Additionally, for some inexplicable reason, the Microsoft Launcher on Surface Duo appears to unload itself when it's not on display. This makes it so the launcher "pops" back on screen when you swipe up to go home, creating a super disjointed experience. On Pixel or Samsung, the launcher is always running, and the integration with gestures makes going between app and home screen feel fluid and thought out. This is the kind of thing that's missing with Launcher on Surface Duo.
Admittedly, this issue is a little hard to spot if you're not looking for it, but it is there, and it's more noticable if you're using light theme for some reason. When light mode is enabled, the display will sometimes flash black when closing an app to go home when in single-screen mode. This happens because the Launcher has unloaded, and quickly needs to reload as you're swiping up. It's been a real pet peeve for me, and I really hope Microsoft fixes it soon.
Then there's the feature drought. On Surface Duo, Microsoft Launcher is a barebones launcher experience. It supports folders, an app drawer, and the Microsoft Launcher activity feed, and that's about it. This is a real shame, as the Microsoft Launcher on other smartphones is so much more in-depth, with hundreds of customization options to choose from such as custom icons, grid sizes, gestures, theming controls, and much, much more.
Why is the Microsoft Launcher on Surface Duo devices still missing out on these customization options, well over a year into its existence on the market? It's almost as if Microsoft is purposefully limiting the Microsoft Launcher experience on this form factor. If that's true, please stop. It's good to have rich customization options in your launcher experience.
Regardless of the feature drought, the issues with Microsoft Launcher not feeling integrated with the rest of the Surface Duo OS is a serious sticking point for me.

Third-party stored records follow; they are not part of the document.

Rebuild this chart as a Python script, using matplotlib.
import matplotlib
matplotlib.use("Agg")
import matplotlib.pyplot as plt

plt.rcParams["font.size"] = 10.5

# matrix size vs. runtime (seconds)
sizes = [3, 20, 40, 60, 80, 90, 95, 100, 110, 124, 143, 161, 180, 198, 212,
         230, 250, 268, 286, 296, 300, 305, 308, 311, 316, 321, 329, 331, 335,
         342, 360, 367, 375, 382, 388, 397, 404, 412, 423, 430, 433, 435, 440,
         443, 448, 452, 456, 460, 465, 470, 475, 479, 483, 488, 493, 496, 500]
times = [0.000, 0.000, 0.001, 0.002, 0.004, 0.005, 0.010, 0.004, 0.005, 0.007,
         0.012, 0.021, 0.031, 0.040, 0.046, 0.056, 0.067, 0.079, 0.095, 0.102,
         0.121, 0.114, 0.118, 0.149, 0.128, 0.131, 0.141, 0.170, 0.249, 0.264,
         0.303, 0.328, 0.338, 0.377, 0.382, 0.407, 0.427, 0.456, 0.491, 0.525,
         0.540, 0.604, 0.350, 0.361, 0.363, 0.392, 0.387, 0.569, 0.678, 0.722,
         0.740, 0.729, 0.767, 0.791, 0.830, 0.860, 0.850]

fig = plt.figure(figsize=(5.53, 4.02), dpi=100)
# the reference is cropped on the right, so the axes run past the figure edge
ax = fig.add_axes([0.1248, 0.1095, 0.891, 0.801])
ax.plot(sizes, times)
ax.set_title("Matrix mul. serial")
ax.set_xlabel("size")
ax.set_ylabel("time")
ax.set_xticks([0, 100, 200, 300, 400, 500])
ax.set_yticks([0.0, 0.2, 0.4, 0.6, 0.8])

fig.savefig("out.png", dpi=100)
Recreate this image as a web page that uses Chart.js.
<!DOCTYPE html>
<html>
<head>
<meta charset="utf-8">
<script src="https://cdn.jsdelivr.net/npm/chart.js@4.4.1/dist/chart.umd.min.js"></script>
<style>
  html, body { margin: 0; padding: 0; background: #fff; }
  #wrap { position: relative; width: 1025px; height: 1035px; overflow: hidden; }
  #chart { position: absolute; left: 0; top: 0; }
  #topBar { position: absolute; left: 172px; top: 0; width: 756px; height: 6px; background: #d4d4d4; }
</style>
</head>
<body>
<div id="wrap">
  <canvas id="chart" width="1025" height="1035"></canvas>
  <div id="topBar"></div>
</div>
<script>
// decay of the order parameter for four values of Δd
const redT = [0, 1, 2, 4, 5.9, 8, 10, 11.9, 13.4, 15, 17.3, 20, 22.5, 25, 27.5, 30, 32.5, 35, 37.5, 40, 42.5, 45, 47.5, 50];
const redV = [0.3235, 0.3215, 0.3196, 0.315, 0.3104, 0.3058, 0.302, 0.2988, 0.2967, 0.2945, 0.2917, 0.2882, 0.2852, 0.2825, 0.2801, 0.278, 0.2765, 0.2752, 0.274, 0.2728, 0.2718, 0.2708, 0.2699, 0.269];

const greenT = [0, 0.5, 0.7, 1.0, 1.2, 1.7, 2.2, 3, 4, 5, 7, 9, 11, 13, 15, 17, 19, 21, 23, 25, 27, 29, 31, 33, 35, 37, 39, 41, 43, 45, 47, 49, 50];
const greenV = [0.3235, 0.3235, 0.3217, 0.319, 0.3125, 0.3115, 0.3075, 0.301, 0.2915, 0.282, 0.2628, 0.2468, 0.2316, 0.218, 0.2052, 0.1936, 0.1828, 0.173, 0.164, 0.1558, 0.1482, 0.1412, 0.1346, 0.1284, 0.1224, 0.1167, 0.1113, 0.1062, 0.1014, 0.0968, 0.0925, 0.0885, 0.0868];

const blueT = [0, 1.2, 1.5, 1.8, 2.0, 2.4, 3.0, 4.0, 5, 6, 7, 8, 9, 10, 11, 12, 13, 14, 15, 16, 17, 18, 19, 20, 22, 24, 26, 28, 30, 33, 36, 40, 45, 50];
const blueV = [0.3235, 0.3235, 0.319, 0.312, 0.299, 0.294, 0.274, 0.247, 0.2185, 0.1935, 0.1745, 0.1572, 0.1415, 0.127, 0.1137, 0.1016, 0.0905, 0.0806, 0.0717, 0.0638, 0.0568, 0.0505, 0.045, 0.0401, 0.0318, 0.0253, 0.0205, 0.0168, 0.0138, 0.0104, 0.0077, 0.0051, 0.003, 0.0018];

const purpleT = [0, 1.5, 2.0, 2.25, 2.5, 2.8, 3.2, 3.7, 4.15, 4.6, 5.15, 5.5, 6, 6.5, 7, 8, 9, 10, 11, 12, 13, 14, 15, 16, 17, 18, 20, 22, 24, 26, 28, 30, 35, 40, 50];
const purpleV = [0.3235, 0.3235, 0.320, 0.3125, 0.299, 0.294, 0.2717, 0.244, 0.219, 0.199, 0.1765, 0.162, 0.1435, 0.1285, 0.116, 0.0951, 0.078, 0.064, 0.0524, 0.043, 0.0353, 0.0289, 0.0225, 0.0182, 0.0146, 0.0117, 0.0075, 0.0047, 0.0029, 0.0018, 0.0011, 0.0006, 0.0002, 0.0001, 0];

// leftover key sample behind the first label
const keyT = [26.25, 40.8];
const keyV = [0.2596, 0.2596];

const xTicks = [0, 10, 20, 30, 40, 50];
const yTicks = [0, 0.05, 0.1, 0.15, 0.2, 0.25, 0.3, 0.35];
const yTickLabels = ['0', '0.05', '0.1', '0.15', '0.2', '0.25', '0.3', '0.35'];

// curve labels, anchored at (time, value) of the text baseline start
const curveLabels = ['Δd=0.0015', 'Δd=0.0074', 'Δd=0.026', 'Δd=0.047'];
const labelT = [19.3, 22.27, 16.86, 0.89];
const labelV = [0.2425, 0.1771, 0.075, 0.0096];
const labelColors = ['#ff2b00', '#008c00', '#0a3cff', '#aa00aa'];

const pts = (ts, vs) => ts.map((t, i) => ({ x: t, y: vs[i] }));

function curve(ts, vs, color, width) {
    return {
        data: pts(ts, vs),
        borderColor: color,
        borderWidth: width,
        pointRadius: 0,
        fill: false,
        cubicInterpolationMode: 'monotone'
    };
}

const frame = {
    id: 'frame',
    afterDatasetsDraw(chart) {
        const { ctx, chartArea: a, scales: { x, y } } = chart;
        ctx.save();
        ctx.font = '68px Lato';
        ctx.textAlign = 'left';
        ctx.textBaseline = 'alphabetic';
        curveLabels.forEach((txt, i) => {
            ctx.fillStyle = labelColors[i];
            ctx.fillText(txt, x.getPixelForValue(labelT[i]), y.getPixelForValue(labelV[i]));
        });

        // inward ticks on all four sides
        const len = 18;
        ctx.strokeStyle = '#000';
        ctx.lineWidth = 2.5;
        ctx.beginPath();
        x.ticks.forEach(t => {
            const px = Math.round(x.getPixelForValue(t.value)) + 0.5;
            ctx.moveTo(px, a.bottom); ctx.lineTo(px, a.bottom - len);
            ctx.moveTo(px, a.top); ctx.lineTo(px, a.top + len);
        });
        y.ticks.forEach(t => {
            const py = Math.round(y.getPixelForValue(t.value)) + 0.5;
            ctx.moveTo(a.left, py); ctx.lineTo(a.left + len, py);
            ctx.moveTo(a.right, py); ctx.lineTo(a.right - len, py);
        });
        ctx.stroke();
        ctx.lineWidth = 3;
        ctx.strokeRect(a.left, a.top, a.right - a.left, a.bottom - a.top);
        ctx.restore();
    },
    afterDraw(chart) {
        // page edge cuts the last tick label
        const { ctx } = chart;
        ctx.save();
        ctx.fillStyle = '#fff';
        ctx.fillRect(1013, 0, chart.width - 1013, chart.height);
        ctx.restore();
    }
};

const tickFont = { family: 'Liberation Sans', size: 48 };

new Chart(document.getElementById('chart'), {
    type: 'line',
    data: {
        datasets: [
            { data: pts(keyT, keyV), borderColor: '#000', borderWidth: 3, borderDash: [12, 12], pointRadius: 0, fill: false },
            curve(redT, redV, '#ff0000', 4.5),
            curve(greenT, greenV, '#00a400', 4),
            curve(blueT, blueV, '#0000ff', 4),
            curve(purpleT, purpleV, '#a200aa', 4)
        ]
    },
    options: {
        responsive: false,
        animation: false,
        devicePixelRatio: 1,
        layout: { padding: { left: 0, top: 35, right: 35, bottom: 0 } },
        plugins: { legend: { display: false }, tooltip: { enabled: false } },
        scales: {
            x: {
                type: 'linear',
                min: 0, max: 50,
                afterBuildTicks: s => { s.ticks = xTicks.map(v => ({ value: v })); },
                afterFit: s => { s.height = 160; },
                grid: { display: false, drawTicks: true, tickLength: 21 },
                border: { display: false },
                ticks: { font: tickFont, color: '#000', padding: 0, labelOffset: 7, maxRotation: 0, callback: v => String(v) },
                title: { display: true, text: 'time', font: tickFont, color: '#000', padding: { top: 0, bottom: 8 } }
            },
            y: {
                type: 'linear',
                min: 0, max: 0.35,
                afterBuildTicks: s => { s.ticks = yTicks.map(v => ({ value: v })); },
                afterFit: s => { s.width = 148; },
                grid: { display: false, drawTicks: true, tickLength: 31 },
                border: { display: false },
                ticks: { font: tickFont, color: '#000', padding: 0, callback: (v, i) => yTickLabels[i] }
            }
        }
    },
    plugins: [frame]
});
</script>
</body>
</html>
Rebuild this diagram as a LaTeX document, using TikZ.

The launcher unloads and reloads itself whenever you go into and out of an app, and it makes no effort to tie itself to gestures to create a more fluid experience. It's just a poor UX all around, and I wish Microsoft would fix it.
Better yet, I wish the Surface Duo team would dump Microsoft Launcher and go its own route. Surface should create a special Surface Duo launcher that's designed for the dual-screen form factor from the ground up. Integrate it deep with the gesture system and the rest of the OS, and allow it to feel like a component of the OS rather than a third-party launcher that isn't really integrated at all.
I will say I like the new Microsoft Launcher UI. It's clean and consistent with the rest of Microsoft's current design language. I also like the fluid dock that moves icons depending on what screen you're using, and the blur effects look great too. I just wish everything else I mentioned above would be addressed, then it would be great.
I love my Surface Duo 2, and I just want the OS to be perfect. I want the UX to feel polished and fluid, and I want the overall user experience to feel seamless as if it were all built by the same team. The disjointed experience between the Microsoft Launcher and the rest of the OS on Surface Duo is becoming extremely tiresome.